From the entries that follow, gather each line holding the word "this".

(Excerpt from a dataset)
---

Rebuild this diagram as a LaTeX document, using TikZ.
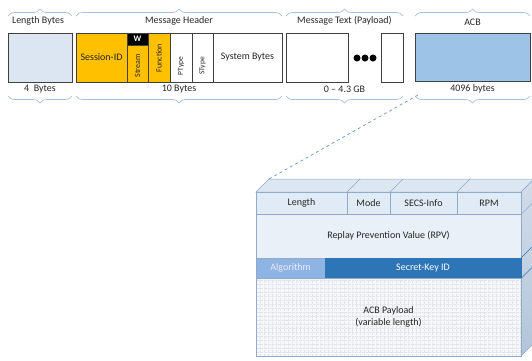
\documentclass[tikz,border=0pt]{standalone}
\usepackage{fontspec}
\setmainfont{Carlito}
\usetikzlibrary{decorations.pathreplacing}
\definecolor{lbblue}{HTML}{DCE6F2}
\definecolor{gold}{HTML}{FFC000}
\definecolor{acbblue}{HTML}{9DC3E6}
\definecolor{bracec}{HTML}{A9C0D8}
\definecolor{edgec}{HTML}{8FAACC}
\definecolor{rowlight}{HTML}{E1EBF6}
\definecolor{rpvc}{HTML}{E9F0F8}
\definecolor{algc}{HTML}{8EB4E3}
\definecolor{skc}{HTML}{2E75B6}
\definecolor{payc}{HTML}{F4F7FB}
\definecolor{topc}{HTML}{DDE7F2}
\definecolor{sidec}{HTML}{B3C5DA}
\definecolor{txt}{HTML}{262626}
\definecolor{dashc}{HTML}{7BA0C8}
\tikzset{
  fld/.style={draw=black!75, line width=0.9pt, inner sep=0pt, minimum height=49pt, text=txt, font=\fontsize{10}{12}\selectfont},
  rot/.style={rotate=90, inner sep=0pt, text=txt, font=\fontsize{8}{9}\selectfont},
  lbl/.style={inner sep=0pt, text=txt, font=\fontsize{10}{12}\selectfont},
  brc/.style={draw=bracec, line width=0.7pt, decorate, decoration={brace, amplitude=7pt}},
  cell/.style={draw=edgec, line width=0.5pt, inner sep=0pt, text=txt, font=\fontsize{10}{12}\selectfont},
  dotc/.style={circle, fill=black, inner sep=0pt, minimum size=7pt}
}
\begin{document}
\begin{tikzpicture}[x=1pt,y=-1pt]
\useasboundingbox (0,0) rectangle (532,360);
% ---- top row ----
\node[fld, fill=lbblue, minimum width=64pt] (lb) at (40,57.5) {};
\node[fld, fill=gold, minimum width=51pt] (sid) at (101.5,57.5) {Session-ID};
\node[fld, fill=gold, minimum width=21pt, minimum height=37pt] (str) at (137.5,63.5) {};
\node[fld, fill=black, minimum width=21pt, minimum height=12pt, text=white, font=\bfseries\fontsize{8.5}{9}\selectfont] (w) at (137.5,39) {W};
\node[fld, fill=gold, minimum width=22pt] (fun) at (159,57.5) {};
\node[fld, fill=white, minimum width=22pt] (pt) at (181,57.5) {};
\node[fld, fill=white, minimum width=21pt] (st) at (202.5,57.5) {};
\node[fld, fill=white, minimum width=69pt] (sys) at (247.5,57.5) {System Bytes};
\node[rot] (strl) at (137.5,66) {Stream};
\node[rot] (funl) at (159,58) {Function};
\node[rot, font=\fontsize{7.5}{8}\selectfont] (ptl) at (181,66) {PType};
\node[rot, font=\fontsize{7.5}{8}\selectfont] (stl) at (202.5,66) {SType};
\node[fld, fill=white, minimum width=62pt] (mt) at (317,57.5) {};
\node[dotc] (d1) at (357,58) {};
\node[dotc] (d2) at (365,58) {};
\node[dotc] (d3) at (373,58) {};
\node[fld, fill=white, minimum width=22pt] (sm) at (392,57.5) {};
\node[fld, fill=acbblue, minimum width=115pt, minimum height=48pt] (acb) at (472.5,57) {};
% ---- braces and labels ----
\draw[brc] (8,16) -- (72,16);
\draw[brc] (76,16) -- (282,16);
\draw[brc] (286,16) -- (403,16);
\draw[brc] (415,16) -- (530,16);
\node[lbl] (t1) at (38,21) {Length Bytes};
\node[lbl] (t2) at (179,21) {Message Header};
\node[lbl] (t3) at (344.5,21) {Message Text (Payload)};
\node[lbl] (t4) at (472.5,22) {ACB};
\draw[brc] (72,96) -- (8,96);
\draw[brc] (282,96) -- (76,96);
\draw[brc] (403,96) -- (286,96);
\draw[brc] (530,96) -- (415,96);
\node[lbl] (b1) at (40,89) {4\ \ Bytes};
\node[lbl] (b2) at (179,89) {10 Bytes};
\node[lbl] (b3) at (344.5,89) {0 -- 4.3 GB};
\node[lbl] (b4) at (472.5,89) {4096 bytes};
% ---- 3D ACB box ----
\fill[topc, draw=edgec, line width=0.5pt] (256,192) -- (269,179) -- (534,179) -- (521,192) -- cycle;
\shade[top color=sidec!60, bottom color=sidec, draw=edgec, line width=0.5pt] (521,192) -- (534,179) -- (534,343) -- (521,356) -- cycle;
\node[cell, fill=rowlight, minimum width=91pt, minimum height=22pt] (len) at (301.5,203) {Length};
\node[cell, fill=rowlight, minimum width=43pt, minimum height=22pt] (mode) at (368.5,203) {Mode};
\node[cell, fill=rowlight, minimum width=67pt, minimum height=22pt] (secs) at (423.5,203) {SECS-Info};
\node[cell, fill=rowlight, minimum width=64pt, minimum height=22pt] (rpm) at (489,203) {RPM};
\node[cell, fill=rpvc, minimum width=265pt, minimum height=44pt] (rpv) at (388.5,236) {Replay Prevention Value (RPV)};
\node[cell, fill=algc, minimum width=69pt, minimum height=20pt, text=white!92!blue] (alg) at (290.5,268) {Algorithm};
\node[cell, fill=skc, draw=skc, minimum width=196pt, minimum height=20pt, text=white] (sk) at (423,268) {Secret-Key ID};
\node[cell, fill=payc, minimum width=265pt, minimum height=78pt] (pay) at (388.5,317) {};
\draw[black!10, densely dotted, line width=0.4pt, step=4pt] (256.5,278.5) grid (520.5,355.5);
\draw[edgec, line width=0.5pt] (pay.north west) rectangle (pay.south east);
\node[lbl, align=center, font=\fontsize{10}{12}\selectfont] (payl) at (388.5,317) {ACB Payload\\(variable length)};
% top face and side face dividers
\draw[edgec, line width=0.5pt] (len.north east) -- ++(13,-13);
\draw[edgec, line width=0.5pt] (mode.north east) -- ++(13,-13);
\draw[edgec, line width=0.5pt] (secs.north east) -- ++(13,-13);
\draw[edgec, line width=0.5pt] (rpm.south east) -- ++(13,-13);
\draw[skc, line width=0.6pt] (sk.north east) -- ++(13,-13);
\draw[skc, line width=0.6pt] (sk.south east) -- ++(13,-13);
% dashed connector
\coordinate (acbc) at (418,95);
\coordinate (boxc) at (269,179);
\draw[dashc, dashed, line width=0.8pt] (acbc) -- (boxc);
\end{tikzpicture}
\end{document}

---

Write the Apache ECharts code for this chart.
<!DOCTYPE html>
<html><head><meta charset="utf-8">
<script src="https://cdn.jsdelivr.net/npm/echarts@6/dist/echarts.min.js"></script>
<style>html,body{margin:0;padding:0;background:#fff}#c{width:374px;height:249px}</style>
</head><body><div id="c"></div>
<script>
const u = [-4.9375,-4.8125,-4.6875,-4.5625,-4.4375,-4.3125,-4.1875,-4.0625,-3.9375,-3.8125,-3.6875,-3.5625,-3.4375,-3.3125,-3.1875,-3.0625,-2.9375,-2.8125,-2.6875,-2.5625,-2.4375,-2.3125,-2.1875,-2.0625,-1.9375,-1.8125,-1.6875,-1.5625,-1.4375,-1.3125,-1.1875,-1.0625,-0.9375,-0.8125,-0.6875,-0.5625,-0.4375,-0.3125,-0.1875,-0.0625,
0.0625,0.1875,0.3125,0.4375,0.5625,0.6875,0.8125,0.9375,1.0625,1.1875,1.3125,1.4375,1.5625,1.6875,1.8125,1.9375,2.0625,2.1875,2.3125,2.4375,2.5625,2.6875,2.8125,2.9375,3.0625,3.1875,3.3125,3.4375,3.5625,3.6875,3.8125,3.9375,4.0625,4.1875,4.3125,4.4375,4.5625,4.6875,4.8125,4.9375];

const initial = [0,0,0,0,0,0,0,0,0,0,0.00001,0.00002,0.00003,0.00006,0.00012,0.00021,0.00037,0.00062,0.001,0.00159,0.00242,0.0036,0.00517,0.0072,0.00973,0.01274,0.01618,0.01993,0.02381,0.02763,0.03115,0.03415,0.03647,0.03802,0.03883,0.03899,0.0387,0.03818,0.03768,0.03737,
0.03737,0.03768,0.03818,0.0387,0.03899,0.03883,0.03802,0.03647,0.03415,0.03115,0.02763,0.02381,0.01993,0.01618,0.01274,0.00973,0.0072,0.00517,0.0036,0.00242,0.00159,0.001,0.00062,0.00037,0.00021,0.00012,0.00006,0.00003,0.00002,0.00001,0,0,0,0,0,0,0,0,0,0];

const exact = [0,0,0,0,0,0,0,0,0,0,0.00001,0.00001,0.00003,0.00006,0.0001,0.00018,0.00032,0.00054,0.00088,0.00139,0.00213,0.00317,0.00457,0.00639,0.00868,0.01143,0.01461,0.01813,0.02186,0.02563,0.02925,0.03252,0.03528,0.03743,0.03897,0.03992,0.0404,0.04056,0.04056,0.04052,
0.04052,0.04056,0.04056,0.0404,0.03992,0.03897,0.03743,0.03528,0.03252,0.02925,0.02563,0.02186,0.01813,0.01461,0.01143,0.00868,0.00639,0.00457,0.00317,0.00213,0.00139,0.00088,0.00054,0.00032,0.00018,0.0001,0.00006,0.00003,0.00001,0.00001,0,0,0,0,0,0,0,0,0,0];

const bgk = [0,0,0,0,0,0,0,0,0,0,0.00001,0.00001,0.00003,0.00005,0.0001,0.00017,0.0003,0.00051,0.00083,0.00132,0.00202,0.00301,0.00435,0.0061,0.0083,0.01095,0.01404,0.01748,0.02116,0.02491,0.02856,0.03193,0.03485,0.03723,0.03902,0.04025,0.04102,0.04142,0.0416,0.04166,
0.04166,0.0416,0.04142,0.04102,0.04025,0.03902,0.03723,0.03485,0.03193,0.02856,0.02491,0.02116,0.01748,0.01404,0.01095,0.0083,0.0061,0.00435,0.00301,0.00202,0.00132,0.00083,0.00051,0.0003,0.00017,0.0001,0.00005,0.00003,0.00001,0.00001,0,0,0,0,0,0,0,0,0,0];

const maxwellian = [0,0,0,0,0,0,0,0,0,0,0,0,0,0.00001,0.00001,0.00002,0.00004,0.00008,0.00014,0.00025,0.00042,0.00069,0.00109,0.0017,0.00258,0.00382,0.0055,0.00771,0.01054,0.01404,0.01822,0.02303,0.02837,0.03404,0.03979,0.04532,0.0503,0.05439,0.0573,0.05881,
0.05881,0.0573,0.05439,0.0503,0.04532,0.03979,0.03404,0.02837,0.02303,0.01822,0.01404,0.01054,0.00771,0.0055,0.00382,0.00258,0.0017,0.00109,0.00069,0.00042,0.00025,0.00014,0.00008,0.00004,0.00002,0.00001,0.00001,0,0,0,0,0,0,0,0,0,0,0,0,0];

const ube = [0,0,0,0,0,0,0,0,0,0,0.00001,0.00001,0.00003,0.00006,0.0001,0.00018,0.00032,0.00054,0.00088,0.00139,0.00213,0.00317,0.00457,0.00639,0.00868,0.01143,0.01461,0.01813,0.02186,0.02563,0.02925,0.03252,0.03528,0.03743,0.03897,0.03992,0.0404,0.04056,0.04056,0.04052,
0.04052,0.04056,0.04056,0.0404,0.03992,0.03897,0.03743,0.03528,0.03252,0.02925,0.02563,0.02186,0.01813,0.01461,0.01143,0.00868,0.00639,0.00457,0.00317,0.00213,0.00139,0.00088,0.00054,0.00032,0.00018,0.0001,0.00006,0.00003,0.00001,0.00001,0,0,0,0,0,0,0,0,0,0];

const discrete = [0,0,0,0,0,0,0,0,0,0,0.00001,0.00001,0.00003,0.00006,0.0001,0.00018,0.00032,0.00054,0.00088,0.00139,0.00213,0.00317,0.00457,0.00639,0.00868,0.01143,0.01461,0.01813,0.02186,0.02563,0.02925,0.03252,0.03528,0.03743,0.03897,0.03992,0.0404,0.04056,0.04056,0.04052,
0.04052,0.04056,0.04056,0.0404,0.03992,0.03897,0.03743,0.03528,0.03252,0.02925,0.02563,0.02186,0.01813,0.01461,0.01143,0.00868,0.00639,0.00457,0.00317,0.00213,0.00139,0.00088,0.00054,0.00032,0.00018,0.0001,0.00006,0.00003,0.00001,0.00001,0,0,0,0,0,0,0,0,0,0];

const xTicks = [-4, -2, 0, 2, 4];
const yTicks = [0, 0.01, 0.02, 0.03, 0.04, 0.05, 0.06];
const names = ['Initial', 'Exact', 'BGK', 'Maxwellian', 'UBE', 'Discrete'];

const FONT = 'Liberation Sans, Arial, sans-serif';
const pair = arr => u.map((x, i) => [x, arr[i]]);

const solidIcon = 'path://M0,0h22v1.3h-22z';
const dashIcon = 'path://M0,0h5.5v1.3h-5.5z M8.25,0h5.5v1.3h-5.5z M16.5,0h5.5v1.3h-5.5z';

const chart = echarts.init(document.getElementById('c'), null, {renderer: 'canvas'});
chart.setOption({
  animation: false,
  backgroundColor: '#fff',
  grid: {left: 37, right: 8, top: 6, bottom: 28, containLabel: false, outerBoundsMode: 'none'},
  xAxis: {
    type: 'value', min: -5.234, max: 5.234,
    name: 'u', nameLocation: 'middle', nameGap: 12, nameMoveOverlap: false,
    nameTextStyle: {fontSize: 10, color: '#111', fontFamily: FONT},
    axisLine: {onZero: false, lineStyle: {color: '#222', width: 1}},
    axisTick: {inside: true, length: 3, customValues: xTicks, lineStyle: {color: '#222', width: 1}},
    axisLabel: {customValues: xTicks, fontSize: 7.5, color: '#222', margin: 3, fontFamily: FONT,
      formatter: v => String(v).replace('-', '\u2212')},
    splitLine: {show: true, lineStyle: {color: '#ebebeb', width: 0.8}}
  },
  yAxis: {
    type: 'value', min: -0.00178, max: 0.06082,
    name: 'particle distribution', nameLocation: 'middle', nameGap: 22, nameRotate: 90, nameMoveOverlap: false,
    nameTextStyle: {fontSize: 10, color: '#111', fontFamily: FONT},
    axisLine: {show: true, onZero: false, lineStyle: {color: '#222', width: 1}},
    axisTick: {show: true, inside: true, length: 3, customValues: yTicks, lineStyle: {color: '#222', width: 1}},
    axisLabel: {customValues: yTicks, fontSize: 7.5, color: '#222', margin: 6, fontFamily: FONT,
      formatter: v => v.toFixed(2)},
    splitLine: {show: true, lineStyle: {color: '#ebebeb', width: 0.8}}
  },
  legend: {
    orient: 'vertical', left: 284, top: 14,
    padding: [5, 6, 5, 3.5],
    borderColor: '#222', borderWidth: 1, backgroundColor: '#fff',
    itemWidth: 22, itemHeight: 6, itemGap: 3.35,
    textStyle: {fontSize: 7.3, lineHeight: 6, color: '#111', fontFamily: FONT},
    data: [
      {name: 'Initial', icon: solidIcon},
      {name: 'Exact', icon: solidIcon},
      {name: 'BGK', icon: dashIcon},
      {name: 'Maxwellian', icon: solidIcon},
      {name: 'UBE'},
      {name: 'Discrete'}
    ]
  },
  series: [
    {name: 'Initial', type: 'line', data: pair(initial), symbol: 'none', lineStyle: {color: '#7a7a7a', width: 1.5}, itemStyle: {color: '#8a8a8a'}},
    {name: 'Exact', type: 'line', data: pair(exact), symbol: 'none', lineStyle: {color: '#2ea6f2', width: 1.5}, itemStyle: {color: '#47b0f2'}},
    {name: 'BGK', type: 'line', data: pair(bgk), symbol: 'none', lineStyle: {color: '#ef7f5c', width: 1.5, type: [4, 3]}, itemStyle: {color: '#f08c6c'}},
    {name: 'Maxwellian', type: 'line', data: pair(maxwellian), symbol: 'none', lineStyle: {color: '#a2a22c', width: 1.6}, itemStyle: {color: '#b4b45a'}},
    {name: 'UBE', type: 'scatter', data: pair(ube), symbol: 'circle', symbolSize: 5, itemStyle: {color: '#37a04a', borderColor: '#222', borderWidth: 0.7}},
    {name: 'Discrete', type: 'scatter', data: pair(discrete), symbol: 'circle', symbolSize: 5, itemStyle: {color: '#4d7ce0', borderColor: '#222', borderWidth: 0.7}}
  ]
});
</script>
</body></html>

---

* [Correct result]:
Rebuild this diagram as a LaTeX document, using TikZ.
Write the Apache ECharts code for this chart.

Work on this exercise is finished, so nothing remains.